Know me. Like me. Trust me. Buy from me.

That's always been my motto when it comes to growing a business. When people get to know you and like you, they learn to trust you. And winning that trust is the most important part of generating sales.

So if you can make everyone like you, you should be able to generate lots of sales. Marketing should be about being as pleasant as possible to as many people as possible so that they can all become customers.

But it doesn't really work that way. You can never connect with everyone, and if this election cycle has taught us anything, it's that you can do very well not being liked by everyone.

Hillary Clinton's unfavorability ratings have been second only to one person to run for the presidency: her rival Donald Trump. While there has been a shift, his ratings have managed to peak at no less than 70 percent.

At one point, up to seven out of ten people in polls have said that they don't like him.
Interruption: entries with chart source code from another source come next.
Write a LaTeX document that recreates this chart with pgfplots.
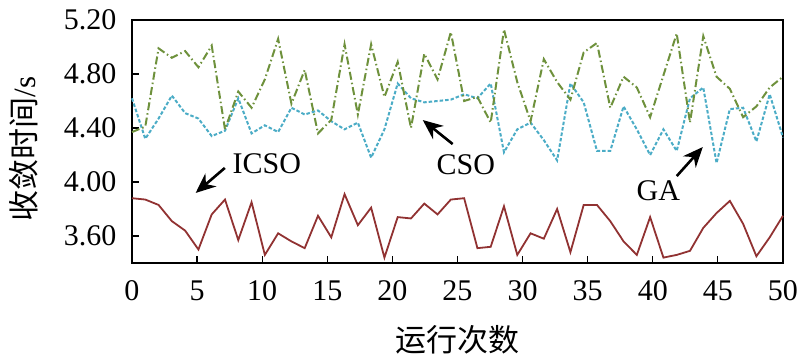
\documentclass[border=0pt]{standalone}
\usepackage{fontspec}
\setmainfont{Liberation Serif}
\newfontfamily\cjk{Noto Sans CJK SC}
\usepackage{pgfplots}
\pgfplotsset{compat=1.18}
\usepackage{pgfplotstable}
\usetikzlibrary{arrows.meta}
\definecolor{icso}{RGB}{145,50,50}
\definecolor{cso}{RGB}{75,172,198}
\definecolor{ga}{RGB}{110,145,60}
\pgfplotstableread{
icso cso ga
3.88 4.62 4.37
3.87 4.32 4.41
3.83 4.47 4.99
3.71 4.64 4.92
3.64 4.51 4.97
3.50 4.47 4.85
3.76 4.34 5.01
3.87 4.38 4.39
3.57 4.62 4.67
3.85 4.36 4.55
3.46 4.42 4.76
3.62 4.37 5.06
3.56 4.55 4.58
3.51 4.50 4.83
3.75 4.53 4.36
3.59 4.45 4.46
3.91 4.39 5.02
3.68 4.44 4.50
3.81 4.18 5.02
3.44 4.39 4.63
3.74 4.73 4.89
3.73 4.62 4.40
3.84 4.59 4.95
3.76 4.60 4.76
3.87 4.61 5.11
3.88 4.65 4.60
3.51 4.62 4.63
3.52 4.73 4.44
3.82 4.22 5.13
3.46 4.39 4.74
3.62 4.44 4.45
3.58 4.31 4.91
3.80 4.16 4.74
3.48 4.73 4.61
3.83 4.59 4.96
3.83 4.23 5.03
3.71 4.23 4.55
3.56 4.56 4.78
3.46 4.39 4.70
3.74 4.20 4.48
3.44 4.39 4.79
3.46 4.23 5.10
3.49 4.62 4.44
3.66 4.70 5.08
3.77 4.14 4.78
3.86 4.54 4.69
3.69 4.55 4.48
3.45 4.30 4.56
3.59 4.65 4.70
3.75 4.33 4.78
}\data
\begin{document}
\begin{tikzpicture}
\begin{axis}[
  at={(0,0)}, anchor=south west,
  scale only axis, width=651pt, height=243pt,
  xmin=0, xmax=50, ymin=3.4, ymax=5.2,
  xtick={0,5,...,50}, ytick={3.6,4.0,4.4,4.8,5.2},
  tick pos=left, tick align=inside, major tick length=7pt,
  axis line style={line width=1.8pt},
  tick style={line width=1.2pt, black},
  tick label style={font=\fontsize{30}{36}\selectfont},
  /pgf/number format/assume math mode=true,
  yticklabel style={/pgf/number format/.cd, fixed, fixed zerofill, precision=2, /tikz/.cd, xshift=-12pt},
  xticklabel style={yshift=-14pt},
  xlabel={\cjk 运行次数},
  ylabel={{\cjk 收敛时间}/s},
  label style={font=\fontsize{31}{36}\selectfont},
  xlabel style={at={(axis description cs:0.5,-0.317)}, anchor=center},
  ylabel style={at={(axis description cs:-0.166,0.47)}, anchor=center},
  clip=false,
]
\addplot[color=icso, line width=1.8pt] table[x expr=\coordindex*50/49, y=icso] {\data};
\addplot[color=cso, line width=2pt, dash pattern=on 3.5pt off 2pt] table[x expr=\coordindex*50/49, y=cso] {\data};
\addplot[color=ga, line width=2pt, dash pattern=on 8pt off 3pt on 1.5pt off 3pt] table[x expr=\coordindex*50/49, y=ga] {\data};
\node[font=\fontsize{30}{36}\selectfont] at (axis cs:10.35,4.137) {ICSO};
\draw[line width=2.6pt, -{Stealth[length=20pt,width=17pt]}] (axis cs:7.13,4.104) -- (axis cs:4.89,3.919);
\node[font=\fontsize{30}{36}\selectfont] at (axis cs:25.64,4.126) {CSO};
\draw[line width=2.6pt, -{Stealth[length=20pt,width=17pt]}] (axis cs:24.63,4.281) -- (axis cs:22.33,4.459);
\node[font=\fontsize{30}{36}\selectfont] at (axis cs:40.43,3.933) {GA};
\draw[line width=2.6pt, -{Stealth[length=20pt,width=17pt]}] (axis cs:41.84,4.044) -- (axis cs:43.84,4.259);
\end{axis}
\path (-132pt,-101pt) rectangle (674pt,263pt);
\end{tikzpicture}
\end{document}
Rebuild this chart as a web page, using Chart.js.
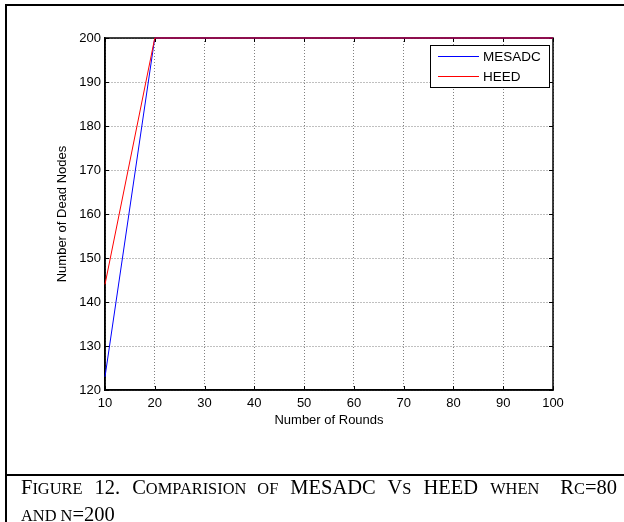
<!DOCTYPE html>
<html>
<head>
<meta charset="utf-8">
<script src="https://cdn.jsdelivr.net/npm/chart.js@4/dist/chart.umd.min.js"></script>
<style>
  html, body { margin: 0; padding: 0; background: #fff; }
  #wrap { position: relative; width: 624px; height: 522px; overflow: hidden; background: #fff; }
  #c { position: absolute; left: 0; top: 0; }
  .ln { position: absolute; background: #000; }
  .cap { position: absolute; left: 21px; width: 596px; font-family: "Liberation Serif", "Times New Roman", serif; font-size: 20.5px; color: #000; white-space: nowrap; line-height: 27px; }
  .cap small { font-size: 16.4px; }
  #cap1 { top: 474px; text-align: justify; text-align-last: justify; white-space: normal; }
  #cap2 { top: 501px; }
</style>
</head>
<body>
<div id="wrap">
  <canvas id="c" width="624" height="522"></canvas>
  <div class="ln" style="left:5px; top:4px; width:619px; height:2px;"></div>
  <div class="ln" style="left:5px; top:4px; width:2px; height:518px;"></div>
  <div class="ln" style="left:5px; top:474px; width:619px; height:2px;"></div>
  <div class="cap" id="cap1">F<small>IGURE</small> 12. C<small>OMPARISION OF</small> MESADC V<small>S</small> HEED <small>WHEN</small> <span style="margin-left:9px">R<small>C</small>=80</span></div>
  <div class="cap" id="cap2"><small>AND N</small>=200</div>
</div>
<script>
const rounds = [10, 20, 30, 40, 50, 60, 70, 80, 90, 100];
const mesadc = [123, 200, 200, 200, 200, 200, 200, 200, 200, 200];
const heed   = [144, 200, 200, 200, 200, 200, 200, 200, 200, 200];
const seriesNames = ["MESADC", "HEED"];
const seriesColors = ["#0000ff", "#ff0000"];
const xTitle = "Number of Rounds";
const yTitle = "Number of Dead Nodes";

const FONT = '"Liberation Sans", Arial, sans-serif';

const frame = {
  id: 'frame',
  beforeDatasetsDraw(chart) {
    const {ctx, chartArea: a, scales} = chart;
    ctx.save();
    ctx.strokeStyle = '#000';
    ctx.lineWidth = 1;
    const tl = 4;
    ctx.beginPath();
    scales.x.ticks.forEach(t => {
      const x = Math.round(scales.x.getPixelForValue(t.value)) + 0.5;
      ctx.moveTo(x, a.bottom); ctx.lineTo(x, a.bottom - tl);
      ctx.moveTo(x, a.top); ctx.lineTo(x, a.top + tl);
    });
    scales.y.ticks.forEach(t => {
      const y = Math.round(scales.y.getPixelForValue(t.value)) + 0.5;
      ctx.moveTo(a.left, y); ctx.lineTo(a.left + tl, y);
      ctx.moveTo(a.right, y); ctx.lineTo(a.right - tl, y);
    });
    ctx.stroke();
    ctx.lineWidth = 1.5;
    ctx.strokeRect(a.left, a.top, a.right - a.left, a.bottom - a.top);
    ctx.restore();
  },
  afterDatasetsDraw(chart) {
    const {ctx, chartArea: a} = chart;
    ctx.save();
    const bx = a.right - 123, by = a.top + 7, bw = 119, bh = 42;
    ctx.fillStyle = '#fff';
    ctx.fillRect(bx, by, bw, bh);
    ctx.lineWidth = 1;
    ctx.strokeStyle = '#000';
    ctx.strokeRect(bx + 0.5, by + 0.5, bw, bh);
    ctx.font = '13.5px ' + FONT;
    ctx.textBaseline = 'middle';
    ctx.fillStyle = '#000';
    chart.data.datasets.forEach((ds, i) => {
      const y = by + 11.5 + i * 20;
      ctx.strokeStyle = ds.borderColor;
      ctx.beginPath();
      ctx.moveTo(bx + 8, y); ctx.lineTo(bx + 49, y);
      ctx.stroke();
      ctx.fillText(ds.label, bx + 53, y + 0.5);
    });
    ctx.restore();
  }
};

new Chart(document.getElementById('c'), {
  type: 'line',
  data: {
    labels: rounds,
    datasets: [
      { label: seriesNames[0], data: rounds.map((r, i) => ({x: r, y: mesadc[i]})), borderColor: seriesColors[0], backgroundColor: seriesColors[0], borderWidth: 1, pointRadius: 0, tension: 0, order: 1, clip: 4 },
      { label: seriesNames[1], data: rounds.map((r, i) => ({x: r, y: heed[i]})), borderColor: seriesColors[1], backgroundColor: seriesColors[1], borderWidth: 1, pointRadius: 0, tension: 0, order: 0, clip: 4 }
    ]
  },
  options: {
    responsive: false,
    animation: false,
    devicePixelRatio: 1,
    layout: { padding: { left: 0, top: 38, right: 71, bottom: 82 } },
    plugins: { legend: { display: false }, tooltip: { enabled: false } },
    scales: {
      x: {
        type: 'linear', min: 10, max: 100,
        ticks: { stepSize: 10, color: '#000', font: { family: FONT, size: 13 }, padding: 6, maxRotation: 0 },
        grid: { color: '#808080', lineWidth: 1, drawTicks: false },
        border: { color: '#000', width: 1.5, dash: [1, 2] },
        title: { display: true, text: xTitle, color: '#000', font: { family: FONT, size: 13 }, padding: { top: 0, bottom: 12 } },
        afterFit(s) { s.height = 50; }
      },
      y: {
        min: 120, max: 200,
        ticks: { stepSize: 10, color: '#000', font: { family: FONT, size: 13 }, padding: 4 },
        grid: { color: '#808080', lineWidth: 1, drawTicks: false },
        border: { color: '#000', width: 1.5, dash: [1, 2] },
        title: { display: true, text: yTitle, color: '#000', font: { family: FONT, size: 13 }, padding: { top: 55, bottom: 0 } },
        afterFit(s) { s.width = 105; }
      }
    }
  },
  plugins: [frame]
});
</script>
</body>
</html>
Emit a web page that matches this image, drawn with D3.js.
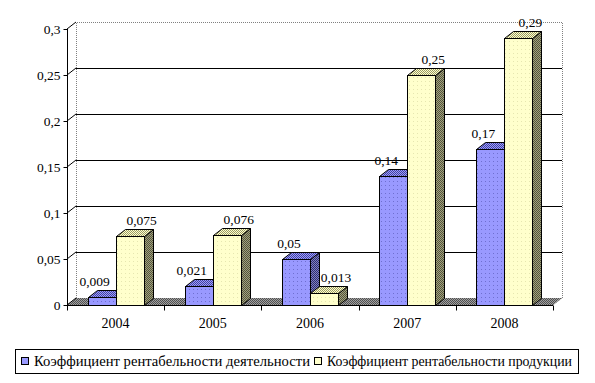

And yet he went into the first debate neck-and-neck with Hillary Clinton. Watch footage of any one of his rallies and you'll see thousands of people who don't just like him; they love him. Whatever you think of Trump, his ideas, or his temperament, you can't deny that he manages to engage his audience in a way that Hillary Clinton just doesn't.

He could have acted like her. He could have done exactly what every other politician does. He could have put on a false front and tried not to annoy anyone. But you know that the Donald Trump you see on the screen, and he's on the screen several times every day, is the real Donald Trump. There's nothing inauthentic about him at all.

People either like him or hate him, and those that like him like him a lot.

Now, Trump hasn't actually been a builder for a long time. He's now a brand. He gets paid for licensing his name to other people's properties in the same way that Michael Jordan gets paid to put his name on shoes. Even though he's such a controversial figure, his brand remains tremendously valuable.

There's a lesson there for every business and for every brand. Companies usually try to spread their net as wide as possible. They're nice to everyone and hope that a lot of people will like them just enough. The success of Donald Trump's brand shows that it can be possible to risk alienating people. You can turn your back on some people you might want as customers if you end up turning towards those people who really do want to be your customers.

When those people feel that you're genuinely on their side, think like them and are part of their lives, you'll win the kind of engagement that will make it very easy for them to buy what you're selling.

You're not going to be liked by everyone, but Donald Trump's success has shown that authenticity and engagement beats general likeability when it comes to brand-building.